#### SHORT PROBLEM
From the records below, extract only the lines running from the line with "Emit a component" to the line with "Chart.register(...registerables);", both lines included, reproducing them exactly.

#### SOURCE DATA
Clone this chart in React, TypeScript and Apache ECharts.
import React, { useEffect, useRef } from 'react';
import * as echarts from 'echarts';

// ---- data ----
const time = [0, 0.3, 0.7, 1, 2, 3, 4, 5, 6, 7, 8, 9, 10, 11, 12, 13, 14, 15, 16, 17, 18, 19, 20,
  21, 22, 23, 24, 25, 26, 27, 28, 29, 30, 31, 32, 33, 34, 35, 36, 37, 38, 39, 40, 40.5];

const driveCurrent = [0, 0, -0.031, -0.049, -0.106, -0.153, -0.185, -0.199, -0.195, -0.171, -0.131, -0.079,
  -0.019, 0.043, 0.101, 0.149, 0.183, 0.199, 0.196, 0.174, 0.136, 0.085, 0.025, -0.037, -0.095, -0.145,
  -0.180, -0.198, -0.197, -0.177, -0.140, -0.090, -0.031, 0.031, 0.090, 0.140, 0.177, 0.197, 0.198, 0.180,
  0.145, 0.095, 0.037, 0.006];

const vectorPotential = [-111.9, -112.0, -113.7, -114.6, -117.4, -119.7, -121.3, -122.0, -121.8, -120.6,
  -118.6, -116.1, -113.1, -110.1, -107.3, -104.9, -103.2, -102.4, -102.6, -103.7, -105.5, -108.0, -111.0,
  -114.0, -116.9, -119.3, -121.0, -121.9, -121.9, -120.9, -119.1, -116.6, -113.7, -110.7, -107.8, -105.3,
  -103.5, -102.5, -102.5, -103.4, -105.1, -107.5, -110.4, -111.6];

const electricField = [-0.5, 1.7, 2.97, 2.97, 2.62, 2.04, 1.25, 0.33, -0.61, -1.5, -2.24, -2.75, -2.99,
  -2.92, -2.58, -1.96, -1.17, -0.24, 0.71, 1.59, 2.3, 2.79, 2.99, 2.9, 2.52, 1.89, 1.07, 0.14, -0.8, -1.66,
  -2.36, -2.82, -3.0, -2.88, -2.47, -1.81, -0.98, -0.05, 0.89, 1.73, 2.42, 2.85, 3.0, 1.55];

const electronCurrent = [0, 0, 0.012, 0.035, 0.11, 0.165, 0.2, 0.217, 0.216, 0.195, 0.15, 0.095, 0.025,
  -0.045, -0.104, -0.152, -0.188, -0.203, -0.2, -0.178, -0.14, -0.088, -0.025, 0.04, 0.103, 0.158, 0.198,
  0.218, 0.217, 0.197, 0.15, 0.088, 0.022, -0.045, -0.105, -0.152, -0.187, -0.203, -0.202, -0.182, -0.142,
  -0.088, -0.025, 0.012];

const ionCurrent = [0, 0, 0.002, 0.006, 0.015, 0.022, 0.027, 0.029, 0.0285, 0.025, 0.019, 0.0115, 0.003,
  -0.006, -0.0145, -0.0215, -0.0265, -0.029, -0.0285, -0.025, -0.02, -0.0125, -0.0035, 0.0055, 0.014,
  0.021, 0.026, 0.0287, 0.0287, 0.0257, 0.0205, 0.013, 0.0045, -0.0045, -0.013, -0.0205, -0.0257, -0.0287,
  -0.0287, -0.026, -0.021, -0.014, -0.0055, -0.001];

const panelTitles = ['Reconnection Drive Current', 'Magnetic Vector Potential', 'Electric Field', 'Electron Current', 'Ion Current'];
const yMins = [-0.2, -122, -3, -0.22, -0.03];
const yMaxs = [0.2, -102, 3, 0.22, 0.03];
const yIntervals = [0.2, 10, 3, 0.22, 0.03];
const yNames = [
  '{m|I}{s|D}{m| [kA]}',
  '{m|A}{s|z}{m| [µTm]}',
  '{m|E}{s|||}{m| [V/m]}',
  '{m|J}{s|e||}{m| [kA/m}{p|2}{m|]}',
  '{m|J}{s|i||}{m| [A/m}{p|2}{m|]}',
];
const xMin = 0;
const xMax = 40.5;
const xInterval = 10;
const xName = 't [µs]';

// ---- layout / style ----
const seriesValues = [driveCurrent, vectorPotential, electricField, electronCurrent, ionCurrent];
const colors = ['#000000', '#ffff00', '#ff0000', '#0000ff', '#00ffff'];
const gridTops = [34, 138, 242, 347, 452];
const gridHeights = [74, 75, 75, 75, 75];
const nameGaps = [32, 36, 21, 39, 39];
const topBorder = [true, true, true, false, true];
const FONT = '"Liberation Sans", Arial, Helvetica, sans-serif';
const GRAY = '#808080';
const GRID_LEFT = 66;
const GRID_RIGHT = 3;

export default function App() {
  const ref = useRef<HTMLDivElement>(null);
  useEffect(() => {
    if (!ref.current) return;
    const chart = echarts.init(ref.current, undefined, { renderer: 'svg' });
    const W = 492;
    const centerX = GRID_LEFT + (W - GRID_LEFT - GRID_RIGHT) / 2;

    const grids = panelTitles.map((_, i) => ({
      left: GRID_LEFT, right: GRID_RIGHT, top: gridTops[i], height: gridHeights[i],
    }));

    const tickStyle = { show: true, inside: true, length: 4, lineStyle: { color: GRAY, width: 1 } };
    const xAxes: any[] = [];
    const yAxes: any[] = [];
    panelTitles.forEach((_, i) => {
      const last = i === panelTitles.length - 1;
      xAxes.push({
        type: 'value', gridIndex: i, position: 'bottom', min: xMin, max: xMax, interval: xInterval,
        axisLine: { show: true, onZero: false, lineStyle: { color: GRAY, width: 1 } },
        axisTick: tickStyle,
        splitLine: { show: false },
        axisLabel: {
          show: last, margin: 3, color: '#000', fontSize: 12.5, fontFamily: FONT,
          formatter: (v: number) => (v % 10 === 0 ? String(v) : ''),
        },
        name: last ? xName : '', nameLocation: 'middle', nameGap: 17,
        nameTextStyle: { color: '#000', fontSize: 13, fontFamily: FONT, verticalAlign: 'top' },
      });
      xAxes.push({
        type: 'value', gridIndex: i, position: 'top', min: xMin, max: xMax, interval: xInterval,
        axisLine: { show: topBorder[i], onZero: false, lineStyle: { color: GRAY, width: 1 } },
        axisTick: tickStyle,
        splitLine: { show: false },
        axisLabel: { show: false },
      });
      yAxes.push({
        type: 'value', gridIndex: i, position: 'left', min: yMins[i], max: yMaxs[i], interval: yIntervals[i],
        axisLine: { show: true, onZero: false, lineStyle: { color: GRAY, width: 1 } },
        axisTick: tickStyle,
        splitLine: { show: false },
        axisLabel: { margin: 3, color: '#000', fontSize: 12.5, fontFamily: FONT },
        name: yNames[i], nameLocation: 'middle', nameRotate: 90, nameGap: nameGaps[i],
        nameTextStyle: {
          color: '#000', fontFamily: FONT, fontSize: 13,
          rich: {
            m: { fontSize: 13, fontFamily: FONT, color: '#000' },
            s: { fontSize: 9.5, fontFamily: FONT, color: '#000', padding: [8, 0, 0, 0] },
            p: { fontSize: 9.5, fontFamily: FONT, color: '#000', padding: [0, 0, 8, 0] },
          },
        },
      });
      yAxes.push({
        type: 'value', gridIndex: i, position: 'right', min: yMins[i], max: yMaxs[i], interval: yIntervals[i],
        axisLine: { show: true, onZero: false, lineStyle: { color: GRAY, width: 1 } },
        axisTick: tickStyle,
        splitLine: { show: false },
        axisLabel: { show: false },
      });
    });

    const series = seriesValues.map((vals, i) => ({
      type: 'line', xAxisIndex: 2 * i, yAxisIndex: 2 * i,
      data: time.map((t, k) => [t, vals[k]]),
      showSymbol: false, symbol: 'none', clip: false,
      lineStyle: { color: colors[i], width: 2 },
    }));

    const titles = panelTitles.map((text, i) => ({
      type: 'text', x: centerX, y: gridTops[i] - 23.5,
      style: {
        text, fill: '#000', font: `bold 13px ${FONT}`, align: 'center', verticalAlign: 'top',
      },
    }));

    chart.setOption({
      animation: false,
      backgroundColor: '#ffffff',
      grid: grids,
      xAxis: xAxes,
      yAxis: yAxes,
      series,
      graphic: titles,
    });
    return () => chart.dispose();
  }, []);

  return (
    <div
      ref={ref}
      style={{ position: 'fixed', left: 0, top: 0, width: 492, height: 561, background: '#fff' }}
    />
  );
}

...

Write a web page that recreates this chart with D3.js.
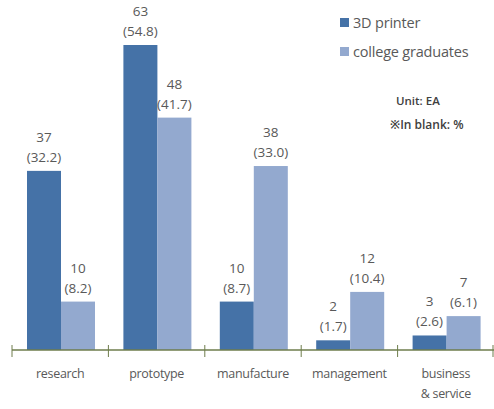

--

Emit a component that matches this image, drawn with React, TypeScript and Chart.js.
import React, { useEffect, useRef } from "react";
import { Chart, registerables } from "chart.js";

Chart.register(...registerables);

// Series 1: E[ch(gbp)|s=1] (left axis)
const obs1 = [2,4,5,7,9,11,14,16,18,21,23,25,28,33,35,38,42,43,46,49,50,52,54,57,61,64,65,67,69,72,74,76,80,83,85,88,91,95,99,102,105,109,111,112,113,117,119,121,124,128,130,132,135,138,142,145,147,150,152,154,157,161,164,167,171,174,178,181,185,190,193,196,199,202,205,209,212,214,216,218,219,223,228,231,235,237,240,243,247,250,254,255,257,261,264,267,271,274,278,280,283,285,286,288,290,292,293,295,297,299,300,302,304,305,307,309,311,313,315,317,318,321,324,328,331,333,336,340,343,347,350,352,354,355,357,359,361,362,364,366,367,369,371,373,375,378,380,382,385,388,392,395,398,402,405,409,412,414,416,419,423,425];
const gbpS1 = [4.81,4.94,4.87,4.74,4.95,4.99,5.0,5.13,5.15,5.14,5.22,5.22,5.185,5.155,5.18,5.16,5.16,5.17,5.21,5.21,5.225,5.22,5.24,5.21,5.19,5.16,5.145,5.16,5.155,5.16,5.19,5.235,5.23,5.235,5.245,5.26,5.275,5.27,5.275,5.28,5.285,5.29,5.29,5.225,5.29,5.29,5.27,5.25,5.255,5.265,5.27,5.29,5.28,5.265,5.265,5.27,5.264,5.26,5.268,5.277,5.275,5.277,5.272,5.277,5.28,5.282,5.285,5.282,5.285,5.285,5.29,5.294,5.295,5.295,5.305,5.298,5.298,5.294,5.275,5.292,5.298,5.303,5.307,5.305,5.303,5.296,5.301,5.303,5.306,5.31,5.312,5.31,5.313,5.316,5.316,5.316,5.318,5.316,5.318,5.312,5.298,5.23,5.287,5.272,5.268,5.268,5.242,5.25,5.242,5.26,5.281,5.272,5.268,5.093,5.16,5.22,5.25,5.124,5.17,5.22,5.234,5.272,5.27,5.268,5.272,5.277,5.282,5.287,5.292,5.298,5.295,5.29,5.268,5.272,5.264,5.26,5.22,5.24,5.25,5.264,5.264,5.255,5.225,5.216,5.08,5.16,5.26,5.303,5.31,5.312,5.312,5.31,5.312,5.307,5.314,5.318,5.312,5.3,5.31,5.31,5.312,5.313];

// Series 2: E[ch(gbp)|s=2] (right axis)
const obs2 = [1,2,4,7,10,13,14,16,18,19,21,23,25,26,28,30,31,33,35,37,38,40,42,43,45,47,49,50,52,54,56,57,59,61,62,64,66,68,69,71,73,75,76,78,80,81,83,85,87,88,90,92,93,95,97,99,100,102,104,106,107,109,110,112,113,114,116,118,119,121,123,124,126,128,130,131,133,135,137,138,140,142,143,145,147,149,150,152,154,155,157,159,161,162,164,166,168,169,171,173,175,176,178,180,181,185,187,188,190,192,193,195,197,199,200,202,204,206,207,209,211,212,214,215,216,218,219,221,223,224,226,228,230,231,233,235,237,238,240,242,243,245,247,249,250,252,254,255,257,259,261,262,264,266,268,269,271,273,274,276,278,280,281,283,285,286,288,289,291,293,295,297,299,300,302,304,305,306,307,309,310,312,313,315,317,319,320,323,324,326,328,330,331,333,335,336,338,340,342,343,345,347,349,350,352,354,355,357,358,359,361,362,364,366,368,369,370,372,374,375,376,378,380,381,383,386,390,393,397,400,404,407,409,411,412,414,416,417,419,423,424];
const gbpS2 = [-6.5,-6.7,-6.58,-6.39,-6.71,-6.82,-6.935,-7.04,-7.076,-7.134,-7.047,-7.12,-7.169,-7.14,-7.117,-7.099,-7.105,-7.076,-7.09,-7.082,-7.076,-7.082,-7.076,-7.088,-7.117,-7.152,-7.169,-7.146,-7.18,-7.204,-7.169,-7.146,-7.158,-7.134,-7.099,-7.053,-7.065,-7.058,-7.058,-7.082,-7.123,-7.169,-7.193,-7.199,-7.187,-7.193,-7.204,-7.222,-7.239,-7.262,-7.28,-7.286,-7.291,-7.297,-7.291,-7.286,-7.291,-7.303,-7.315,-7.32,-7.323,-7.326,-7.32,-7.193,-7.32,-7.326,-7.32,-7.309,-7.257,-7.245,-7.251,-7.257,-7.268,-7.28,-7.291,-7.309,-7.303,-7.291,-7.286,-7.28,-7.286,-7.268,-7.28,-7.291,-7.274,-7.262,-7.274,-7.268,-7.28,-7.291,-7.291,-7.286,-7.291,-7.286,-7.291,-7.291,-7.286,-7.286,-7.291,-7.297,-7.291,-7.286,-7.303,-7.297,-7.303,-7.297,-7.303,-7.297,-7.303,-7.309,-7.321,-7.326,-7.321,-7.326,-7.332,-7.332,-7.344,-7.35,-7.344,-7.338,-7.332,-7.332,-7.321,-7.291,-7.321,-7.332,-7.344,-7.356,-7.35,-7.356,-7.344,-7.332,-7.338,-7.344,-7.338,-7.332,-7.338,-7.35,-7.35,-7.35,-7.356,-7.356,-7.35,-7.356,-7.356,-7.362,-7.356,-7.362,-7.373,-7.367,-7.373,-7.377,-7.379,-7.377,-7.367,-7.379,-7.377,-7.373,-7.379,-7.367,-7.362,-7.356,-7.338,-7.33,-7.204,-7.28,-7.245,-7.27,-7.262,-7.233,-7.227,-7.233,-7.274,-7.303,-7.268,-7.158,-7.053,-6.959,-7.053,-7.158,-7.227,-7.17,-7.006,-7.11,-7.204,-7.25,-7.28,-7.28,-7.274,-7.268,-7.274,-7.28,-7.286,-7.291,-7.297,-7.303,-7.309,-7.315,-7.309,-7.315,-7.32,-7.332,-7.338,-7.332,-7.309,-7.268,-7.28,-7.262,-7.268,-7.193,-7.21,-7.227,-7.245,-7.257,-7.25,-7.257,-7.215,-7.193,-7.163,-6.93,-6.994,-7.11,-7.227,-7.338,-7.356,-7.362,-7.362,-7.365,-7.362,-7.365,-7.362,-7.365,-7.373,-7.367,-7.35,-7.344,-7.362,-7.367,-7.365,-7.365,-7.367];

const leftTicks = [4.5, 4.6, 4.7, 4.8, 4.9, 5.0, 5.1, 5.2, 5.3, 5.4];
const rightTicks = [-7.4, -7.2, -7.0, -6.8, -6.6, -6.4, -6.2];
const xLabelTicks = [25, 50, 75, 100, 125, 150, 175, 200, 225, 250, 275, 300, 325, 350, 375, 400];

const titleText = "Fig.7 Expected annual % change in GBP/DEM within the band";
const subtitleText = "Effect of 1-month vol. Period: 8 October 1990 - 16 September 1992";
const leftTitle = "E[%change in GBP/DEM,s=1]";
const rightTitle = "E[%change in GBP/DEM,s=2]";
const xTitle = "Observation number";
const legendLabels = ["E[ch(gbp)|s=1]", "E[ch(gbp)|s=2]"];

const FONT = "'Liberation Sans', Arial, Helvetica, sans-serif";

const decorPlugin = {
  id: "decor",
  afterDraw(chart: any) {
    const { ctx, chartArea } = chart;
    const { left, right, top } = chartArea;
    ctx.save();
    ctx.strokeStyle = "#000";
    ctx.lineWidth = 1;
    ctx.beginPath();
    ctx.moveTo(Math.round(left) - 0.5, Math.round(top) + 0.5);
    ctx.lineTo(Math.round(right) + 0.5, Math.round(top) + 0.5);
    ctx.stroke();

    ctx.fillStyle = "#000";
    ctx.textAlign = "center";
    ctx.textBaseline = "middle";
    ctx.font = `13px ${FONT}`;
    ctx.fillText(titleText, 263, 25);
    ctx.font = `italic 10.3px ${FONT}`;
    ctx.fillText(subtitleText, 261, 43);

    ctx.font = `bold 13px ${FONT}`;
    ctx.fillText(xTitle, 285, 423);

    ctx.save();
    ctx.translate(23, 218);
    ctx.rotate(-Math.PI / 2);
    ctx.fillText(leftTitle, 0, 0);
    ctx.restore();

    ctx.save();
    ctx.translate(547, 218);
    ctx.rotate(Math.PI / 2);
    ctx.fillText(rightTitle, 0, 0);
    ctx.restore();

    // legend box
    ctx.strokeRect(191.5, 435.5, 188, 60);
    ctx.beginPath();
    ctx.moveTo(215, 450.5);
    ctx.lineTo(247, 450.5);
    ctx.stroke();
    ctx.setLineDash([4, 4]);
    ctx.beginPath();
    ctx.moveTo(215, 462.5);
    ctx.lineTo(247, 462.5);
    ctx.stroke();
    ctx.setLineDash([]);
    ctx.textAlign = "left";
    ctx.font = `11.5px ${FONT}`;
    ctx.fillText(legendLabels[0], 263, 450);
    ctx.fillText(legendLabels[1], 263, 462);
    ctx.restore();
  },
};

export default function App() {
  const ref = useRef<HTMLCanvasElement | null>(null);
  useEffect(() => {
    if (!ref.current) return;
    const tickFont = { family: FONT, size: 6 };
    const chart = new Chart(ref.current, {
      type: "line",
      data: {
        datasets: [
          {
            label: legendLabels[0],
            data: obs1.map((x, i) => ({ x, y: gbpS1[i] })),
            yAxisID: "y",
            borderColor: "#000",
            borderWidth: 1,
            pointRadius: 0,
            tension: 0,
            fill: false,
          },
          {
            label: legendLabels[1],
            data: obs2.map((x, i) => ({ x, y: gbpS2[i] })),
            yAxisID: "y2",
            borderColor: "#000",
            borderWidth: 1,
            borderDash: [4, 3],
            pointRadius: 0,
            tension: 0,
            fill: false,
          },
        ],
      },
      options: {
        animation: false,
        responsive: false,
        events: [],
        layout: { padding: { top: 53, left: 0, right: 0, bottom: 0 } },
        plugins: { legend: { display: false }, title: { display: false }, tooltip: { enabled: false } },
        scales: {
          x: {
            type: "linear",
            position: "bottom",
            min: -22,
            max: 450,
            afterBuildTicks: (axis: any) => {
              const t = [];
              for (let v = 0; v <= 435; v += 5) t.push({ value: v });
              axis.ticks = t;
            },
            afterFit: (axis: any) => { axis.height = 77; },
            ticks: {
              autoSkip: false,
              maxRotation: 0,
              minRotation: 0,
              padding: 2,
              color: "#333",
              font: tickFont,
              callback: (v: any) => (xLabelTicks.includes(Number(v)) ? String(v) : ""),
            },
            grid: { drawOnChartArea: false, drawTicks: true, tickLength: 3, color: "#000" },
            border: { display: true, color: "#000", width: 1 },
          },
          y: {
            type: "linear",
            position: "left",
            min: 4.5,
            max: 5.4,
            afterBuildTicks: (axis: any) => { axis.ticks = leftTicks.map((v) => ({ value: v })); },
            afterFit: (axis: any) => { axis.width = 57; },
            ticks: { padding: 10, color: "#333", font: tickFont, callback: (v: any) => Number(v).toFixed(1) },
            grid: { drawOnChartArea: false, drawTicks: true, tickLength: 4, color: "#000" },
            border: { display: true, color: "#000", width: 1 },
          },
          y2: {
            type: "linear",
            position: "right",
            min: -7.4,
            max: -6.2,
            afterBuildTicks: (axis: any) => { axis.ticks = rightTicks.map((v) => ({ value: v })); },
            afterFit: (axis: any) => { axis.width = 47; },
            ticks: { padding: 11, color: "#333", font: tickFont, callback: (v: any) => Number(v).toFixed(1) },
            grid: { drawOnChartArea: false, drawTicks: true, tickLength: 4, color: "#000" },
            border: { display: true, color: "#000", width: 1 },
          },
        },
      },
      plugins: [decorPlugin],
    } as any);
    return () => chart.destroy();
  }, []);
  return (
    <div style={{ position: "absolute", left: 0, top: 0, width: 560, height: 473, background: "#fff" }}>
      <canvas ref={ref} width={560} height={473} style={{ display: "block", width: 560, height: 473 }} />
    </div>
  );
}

#### RESULT BELOW
Emit a component that matches this image, drawn with React, TypeScript and Chart.js.
import React, { useEffect, useRef } from "react";
import { Chart, registerables } from "chart.js";

Chart.register(...registerables);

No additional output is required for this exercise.